Protection universelle maladie : l’État providence détrône le travail et les syndicats

Par Mathieu Monconduit

Cette année dans le projet de Loi de financement de la Sécurité Sociale , en sus des chiffres de la protection sociale et des comptes de la santé, se glisse un changement structurel majeur.

La mesure nouvelle, la protection universelle maladie, crée un droit à la prise en charge des frais de santé pour tous les assurés qui travaillent ou résident en France de manière stable et régulière. Présentée comme une mesure simplificatrice de la couverture maladie universelle (CMU), elle devrait permettre de supprimer un million de vérifications anuelles. Mais en instituant ce droit du sol, elle vient estomper les conditions d’accès aux droits sociaux mises en place depuis 70 ans, en particulier, l’accès par le travail.

La fonction du travail, génératrice de droits sociaux, justifiait la place réservée aux organisations syndicales comme co gestionnaires de la Sécurité Sociale ( SS). Certes, depuis 1945, pour des raisons financières, l’Etat s’était progressivement introduit dans le tour de table. Aujourd’hui, il apporte une part significative des recettes de la SS (près de 30%), assure directement certaines charges de l’Assurance Maladie (AM) et solvabilise les déficits de la SS, notamment ceux de sa branche maladie, grâce à la contribution pour le remboursement de la dette sociale (CRDS).
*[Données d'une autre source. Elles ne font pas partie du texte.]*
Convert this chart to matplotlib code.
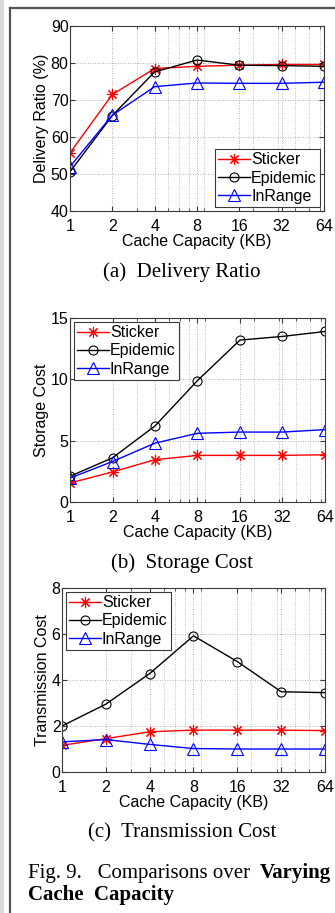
import numpy as np
import matplotlib
matplotlib.use("Agg")
import matplotlib.pyplot as plt
from matplotlib.lines import Line2D
from matplotlib.patches import Rectangle
from matplotlib.ticker import FixedLocator, LogLocator, NullFormatter

# cache sizes (KB) shared by all three panels
cache_kb = [1, 2, 4, 8, 16, 32, 64]
cache_labels = ["1", "2", "4", "8", "16", "32", "64"]
schemes = ["Sticker", "Epidemic", "InRange"]

# (a) delivery ratio, %
ratio_sticker = [55.7, 71.5, 78.5, 79.1, 79.4, 79.6, 79.6]
ratio_epidemic = [50.6, 65.8, 77.6, 80.8, 79.4, 79.3, 79.1]
ratio_inrange = [52.0, 65.9, 73.6, 74.6, 74.5, 74.5, 74.8]

# (b) storage cost
storage_sticker = [1.55, 2.45, 3.45, 3.8, 3.8, 3.8, 3.85]
storage_epidemic = [2.1, 3.6, 6.2, 9.9, 13.2, 13.5, 13.9]
storage_inrange = [1.95, 3.3, 4.8, 5.6, 5.7, 5.7, 5.9]

# (c) transmission cost
trans_sticker = [1.16, 1.45, 1.75, 1.82, 1.82, 1.82, 1.8]
trans_epidemic = [2.0, 2.95, 4.28, 5.92, 4.8, 3.49, 3.45]
trans_inrange = [1.31, 1.41, 1.2, 1.02, 1.0, 1.0, 1.0]

W, H = 335, 913
SANS = ["Liberation Sans", "DejaVu Sans"]
SERIF = ["Liberation Serif", "DejaVu Serif"]
FRAME = "#3a3a3a"
FS = 11.5      # axis text
CAP = 15       # caption text

fig = plt.figure(figsize=(W / 100, H / 100), dpi=100)
fig.patch.set_facecolor("white")


def rect(l, t, r, b):
    return [l / W, 1 - b / H, (r - l) / W, (b - t) / H]


styles = [
    dict(color="red", marker=(8, 2, 0), ms=8, mfc="red", mec="red", mew=0.8),
    dict(color="black", marker="o", ms=6.5, mfc="none", mec="black", mew=0.8),
    dict(color="blue", marker="^", ms=8, mfc="none", mec="blue", mew=0.8),
]


def panel(box, series, ylim, yticks, ylabel, legend_loc):
    ax = fig.add_axes(rect(*box))
    for vals, name, st in zip(series, schemes, styles):
        ax.plot(cache_kb, vals, lw=1.0, label=name, **st)
    ax.set_xscale("log")
    ax.set_xlim(1, 64)
    ax.set_ylim(*ylim)
    ax.xaxis.set_major_locator(FixedLocator(cache_kb))
    ax.set_xticklabels(cache_labels)
    ax.xaxis.set_minor_locator(LogLocator(base=10, subs=np.arange(2, 10)))
    ax.xaxis.set_minor_formatter(NullFormatter())
    ax.set_yticks(yticks)
    ax.tick_params(which="both", direction="in", top=True, right=True,
                   color=FRAME, labelsize=FS)
    ax.tick_params(which="major", length=3.5)
    ax.tick_params(which="minor", length=2)
    ax.tick_params(axis="x", pad=5.5)
    ax.tick_params(axis="y", pad=1)
    for lab in ax.get_xticklabels() + ax.get_yticklabels():
        lab.set_family(SANS)
    for sp in ax.spines.values():
        sp.set_color(FRAME)
        sp.set_linewidth(0.8)
    ax.grid(True, which="major", ls=(0, (1, 2)), color="#999999", lw=0.6)
    ax.grid(True, which="minor", axis="x", ls=(0, (1, 2)), color="#aaaaaa", lw=0.6)
    ax.set_axisbelow(True)
    ax.set_xlabel("Cache Capacity (KB)", family=SANS, fontsize=FS, labelpad=0)
    ax.set_ylabel(ylabel, family=SANS, fontsize=FS, labelpad=1)
    leg = ax.legend(loc=legend_loc, prop={"family": SANS, "size": FS},
                    fancybox=False, edgecolor=FRAME, framealpha=1,
                    handlelength=2.0, handletextpad=0.05, borderpad=0.2,
                    labelspacing=0.2, borderaxespad=0.25)
    leg.get_frame().set_linewidth(0.8)
    return ax


panel((70, 26, 324, 211), [ratio_sticker, ratio_epidemic, ratio_inrange],
      (40, 90), [40, 50, 60, 70, 80, 90], "Delivery Ratio (%)", "lower right")
panel((70, 318, 325, 502), [storage_sticker, storage_epidemic, storage_inrange],
      (0, 15), [0, 5, 10, 15], "Storage Cost", "upper left")
panel((62, 588, 325, 772), [trans_sticker, trans_epidemic, trans_inrange],
      (0, 8), [0, 2, 4, 6, 8], "Transmission Cost", "upper left")

# sub-figure captions
for y, txt in [(272, "(a)  Delivery Ratio"), (563, "(b)  Storage Cost"),
               (833, "(c)  Transmission Cost")]:
    fig.text(182 / W, 1 - y / H, txt, family=SERIF, fontsize=CAP,
             ha="center", va="center")

# figure caption: regular lead-in followed by bold words on the same line
renderer = fig.canvas.get_renderer()
lead = fig.text(28 / W, 1 - 873 / H, "Fig. 9.   Comparisons over ", family=SERIF,
                fontsize=CAP, ha="left", va="center")
lead_end = lead.get_window_extent(renderer).x1
fig.text(lead_end / W + 4 / W, 1 - 873 / H, "Varying", family=SERIF,
         fontsize=CAP, weight="bold", ha="left", va="center")
fig.text(28 / W, 1 - 895 / H, "Cache  Capacity", family=SERIF, fontsize=CAP,
         weight="bold", ha="left", va="center")

# page margin and column frame
fig.add_artist(Rectangle((0, 0), 3.5 / W, 1, transform=fig.transFigure,
                         facecolor="#d9d9d9", edgecolor="none"))
fig.add_artist(Line2D([10 / W, 10 / W], [0, 1 - 8 / H], transform=fig.transFigure,
                      color="#555555", lw=1.6))
fig.add_artist(Line2D([10 / W, 1], [1 - 8.5 / H, 1 - 8.5 / H],
                      transform=fig.transFigure, color="#555555", lw=1.6))

fig.savefig("out.png", dpi=100)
En contrepartie l’État a imposé diverses mesures visant à maîtriser la progression des charges de l’AM, parmi lesquelles l’adoption chaque année par le Parlement de la Loi de Finance de la Sécurité Sociale.

Ainsi, la mise en place de la protection universelle maladie s’inscrit d’abord dans la longue marche pour le renforcement de l’autorité de l’État dans la gestion de la branche Maladie de la SS. Mais par le droit du sol qu’il introduit ici, il fragilise la perception individuelle du lien entre travail et accès à des droits sociaux, et dé-légitimise les partenaires sociaux.

Cette évolution peut elle contribuer à l’efficacité du système d’Assurance Maladie, à l’accès aux soins de tous et à l’équité des coûts restant à la charge des personnes malades ? La dualité de pilotage, État et Assurance Maladie, entretient de multiples doublons onéreux, voire des incohérences (tels le remboursement de soins effectués à l’étranger parce qu’interdits en France). L’Etat, en créant les agences régionales de santé (ARS), a certes restreint les pouvoirs des caisses d’AM et s’est donné les moyens de rééquilibrer l’offre de soins entre les territoires et d’améliorer ainsi l’accès aux soins. Cette création a aussi permis d’amorcer un décloisonnement entre secteurs sanitaire et social, rendu indispensable par l’intrication des deux composantes chez les plus démunis. Mais il est cependant peu probable que le sentiment de responsabilité dans l’utilisation du système de santé soit renforcé par ce droit du sol pour le remboursement des soins, qui fait se détacher l’AM de la Sécurité Sociale et de son principe fondateur :« contribution de chacun selon ses moyens ».

Par Mathieu Monconduit, membre du CA des SSF

1 Commentaire

  1. Bry Hervé

    Merci pour ce post très intelligent.
    Il faut noter que la CFTC, dès 1945 et au nom du principe fondamental de subsidiarité, s’était opposée à la nationalisation du système de sécurité sociale, comme le rappelle Jacques Tessier dans son livre « Syndicalisme Chrétien ».
    L’Etat providence est une falsification de la charité, qui est elle-même un mouvement libre et généreux du Saint Esprit en nous. Parler d’Etat-Providence est significatif : cette expression retire à la Providence son origine spirituelle, surnaturelle, pour en faire un dispositif juste humain étatique, et finalement exclusivement matérialiste.
    La CFTC continue dans cette ligne depuis : son projet de « statut du travailleur », fondé sur une perception théologale de la dignité humaine, reprend les enseignements de Jean-Paul II (sur la dignité de tout travail, au delà même du salariat) et de ses successeurs. C’est ainsi que la CFTC prend le risque d’accueillir favorablement (mais avec prudence) les réformes actuelles qui visent à rendre au paritarisme leur part de responsabilité en allégeant les lois contraignantes. C’est certes risqué, dans un monde ou le pouvoir de l’agent est totalitaire, mais il faut parier aussi sur la conscience des acteurs et pas seulement sur leur animalité prédatrice. Nous sommes des hommes et des femmes, enfin ! C’est toute notre dignité.